With HMRC having increased compliance activity in this area, engagers are reminded that the light touch approach to penalties for non-compliance with the rules introduced in April 2021 ended in April 2022. HMRC has collected a significant amount of additional tax from the public sector through identifying non-compliance with the off-payroll working rules, and there are many lessons to be learned for engagers in both the public and private sectors around determining the status of workers and taking reasonable care in operating the rules by, for example, making sure those tasked with applying them have had suitable training. 

Company share option plans

Company share option plans (CSOPs) are tax advantaged share incentives that allow companies to grant tax efficient share options to employees selected at the employer’s discretion. A number of conditions apply, but it has been confirmed that, from April 2023, qualifying companies will be able to issue up to £60,000 of CSOP options to employees; double the current £30,000 limit. 

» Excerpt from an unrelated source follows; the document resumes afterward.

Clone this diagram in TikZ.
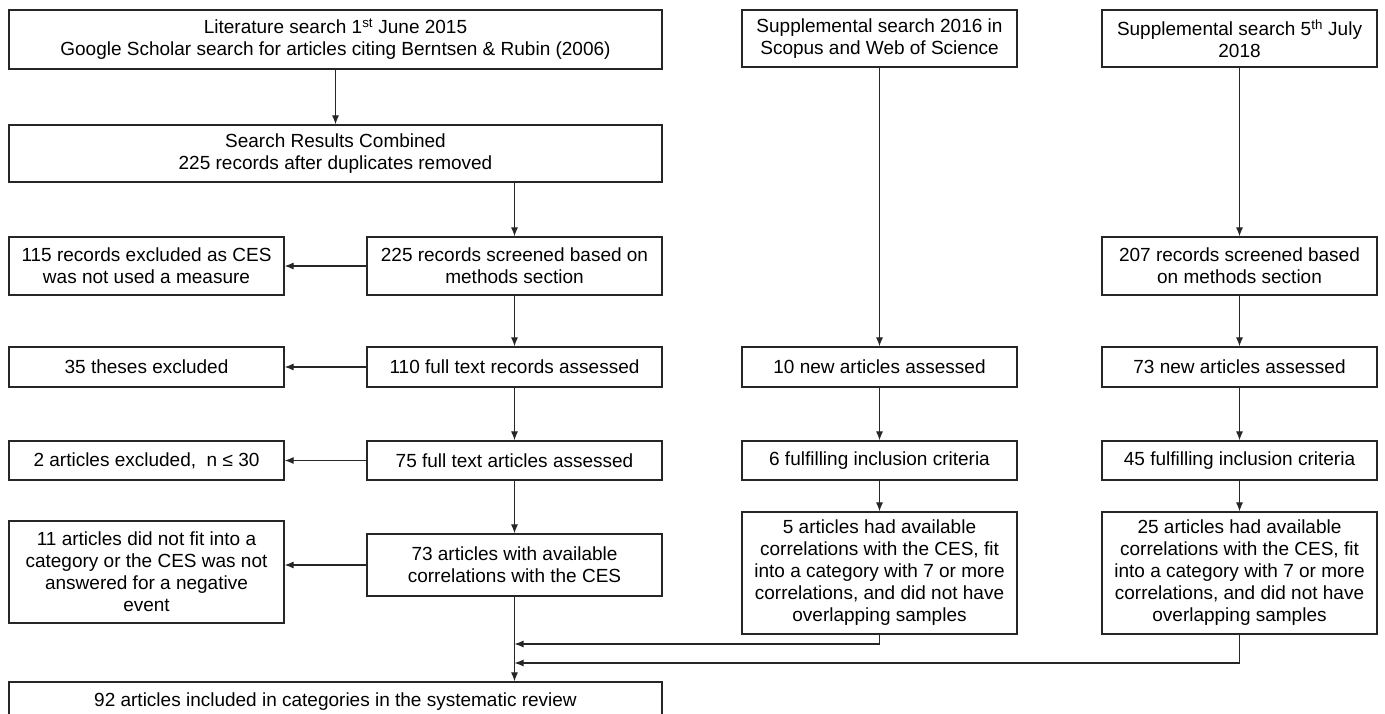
\documentclass[tikz,border=0pt]{standalone}
\usepackage{fontspec}
\setmainfont{Liberation Sans}
\usetikzlibrary{arrows.meta}
\begin{document}
\begin{tikzpicture}[x=1pt,y=-1pt,
  box/.style={draw=black!85,line width=1.2pt,inner sep=0pt,align=center,
    font=\fontsize{19}{22}\selectfont},
  arr/.style={draw=black!85,line width=1.1pt,-{Latex[length=9pt,width=7pt]}},
  ln/.style={draw=black!85,line width=1.1pt}]
\useasboundingbox (0,0) rectangle (1385,714);
% top row
\node[box,minimum width=653pt,minimum height=59pt] (A) at (335.5,39.5)
  {Literature search 1\textsuperscript{st} June 2015\\Google Scholar search for articles citing Berntsen \& Rubin (2006)};
\node[box,minimum width=275pt,minimum height=57pt] (S1) at (879.5,38.5)
  {Supplemental search 2016 in\\Scopus and Web of Science};
\node[box,minimum width=275pt,minimum height=57pt] (S2) at (1239.5,38.5)
  {Supplemental search 5\textsuperscript{th} July\\2018};
\node[box,minimum width=653pt,minimum height=57pt] (B) at (335.5,153.5)
  {Search Results Combined\\225 records after duplicates removed};
% row C
\node[box,minimum width=275pt,minimum height=58pt] (C1) at (146.5,266)
  {115 records excluded as CES\\was not used a measure};
\node[box,minimum width=295pt,minimum height=58pt] (C2) at (514.5,266)
  {225 records screened based on\\methods section};
\node[box,minimum width=275pt,minimum height=58pt] (C4) at (1239.5,266)
  {207 records screened based\\on methods section};
% row D
\node[box,minimum width=275pt,minimum height=40pt] (D1) at (146.5,367) {35 theses excluded};
\node[box,minimum width=295pt,minimum height=40pt] (D2) at (514.5,367) {110 full text records assessed};
\node[box,minimum width=275pt,minimum height=40pt] (D3) at (879.5,367) {10 new articles assessed};
\node[box,minimum width=275pt,minimum height=40pt] (D4) at (1239.5,367) {73 new articles assessed};
% row E
\node[box,minimum width=275pt,minimum height=39pt] (E1) at (146.5,460.5) {2 articles excluded,\ \ n ≤ 30};
\node[box,minimum width=295pt,minimum height=39pt] (E2) at (514.5,460.5) {75 full text articles assessed};
\node[box,minimum width=275pt,minimum height=39pt] (E3) at (879.5,460.5) {6 fulfilling inclusion criteria};
\node[box,minimum width=275pt,minimum height=39pt] (E4) at (1239.5,460.5) {45 fulfilling inclusion criteria};
% row F
\node[box,minimum width=275pt,minimum height=102pt] (F1) at (146.5,572)
  {11 articles did not fit into a\\category or the CES was not\\answered for a negative\\event};
\node[box,minimum width=295pt,minimum height=62pt] (F2) at (514.5,565)
  {73 articles with available\\correlations with the CES};
\node[box,minimum width=275pt,minimum height=122pt] (F3) at (879.5,573)
  {5 articles had available\\correlations with the CES, fit\\into a category with 7 or more\\correlations, and did not have\\overlapping samples};
\node[box,minimum width=275pt,minimum height=122pt] (F4) at (1239.5,573)
  {25 articles had available\\correlations with the CES, fit\\into a category with 7 or more\\correlations, and did not have\\overlapping samples};
% bottom
\node[box,minimum width=653pt,minimum height=40pt] (G) at (335.5,702)
  {92 articles included in categories in the systematic review};
\coordinate (j1) at (514.5,644);
\coordinate (j2) at (514.5,663);
% connectors
\draw[arr] (A.south) -- (B.north);
\draw[arr] (C2 |- B.south) -- (C2.north);
\draw[arr] (C2.south) -- (D2.north);
\draw[arr] (D2.south) -- (E2.north);
\draw[arr] (E2.south) -- (F2.north);
\draw[arr] (F2.south) -- (F2.south |- G.north);
\draw[arr] (C2.west) -- (C1.east);
\draw[arr] (D2.west) -- (D1.east);
\draw[arr] (E2.west) -- (E1.east);
\draw[arr] (F2.west) -- (F2.west -| F1.east);
\draw[arr] (S1.south) -- (D3.north);
\draw[arr] (D3.south) -- (E3.north);
\draw[arr] (E3.south) -- (F3.north);
\draw[arr] (S2.south) -- (C4.north);
\draw[arr] (C4.south) -- (D4.north);
\draw[arr] (D4.south) -- (E4.north);
\draw[arr] (E4.south) -- (F4.north);
\draw[arr] (F3.south) |- (j1);
\draw[arr] (F4.south) |- (j2);
\end{tikzpicture}
\end{document}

In addition, the rule that restricts companies whose shares are eligible for CSOP incentives to those with share classes that are ‘worth having’ will be eased, better aligning the CSOP rules with the rules in the enterprise management incentives (EMI) share option scheme and widening access to CSOPs for growth companies. 

National Living Wage and National Minimum Wage 

Following the recommendations of the independent Low Pay Commission (LPC), the government will increase the National Living Wage (NLW) for individuals aged 23 and over by 9.7% to £10.42 an hour from 1 April 2023. This is the biggest ever rise in the NLW and represents an increase of over £1,600 to the annual earnings of a full-time worker on the NLW, expected to benefit over two million low paid workers.

The government has also accepted the LPC’s recommendations for the other National Minimum Wage (NMW) rates to apply from April 2023, including: 

  • increasing the rate for 21-22 year olds by 10.9% to £10.18 an hour; 
  • increasing the rate for 18-20 year olds by 9.7% to £7.49 an hour; 
  • increasing the rate for 16-17 year olds by 9.7% to £5.28 an hour; 
  • increasing the apprentice rate by 9.7% to £5.28 an hour; and 
  • increasing the accommodation offset rate by 4.6% to £9.10 an hour.

This is a great boost for many low paid workers that will help during the tough times ahead. But the flip side is it is also an extremely difficult situation for many businesses. With NMW/NLW compliance a focus area for HMRC, it is important that businesses also consider the impact processes and policies can have on pay calculations, to avoid inadvertently bringing workers’ pay below NMW.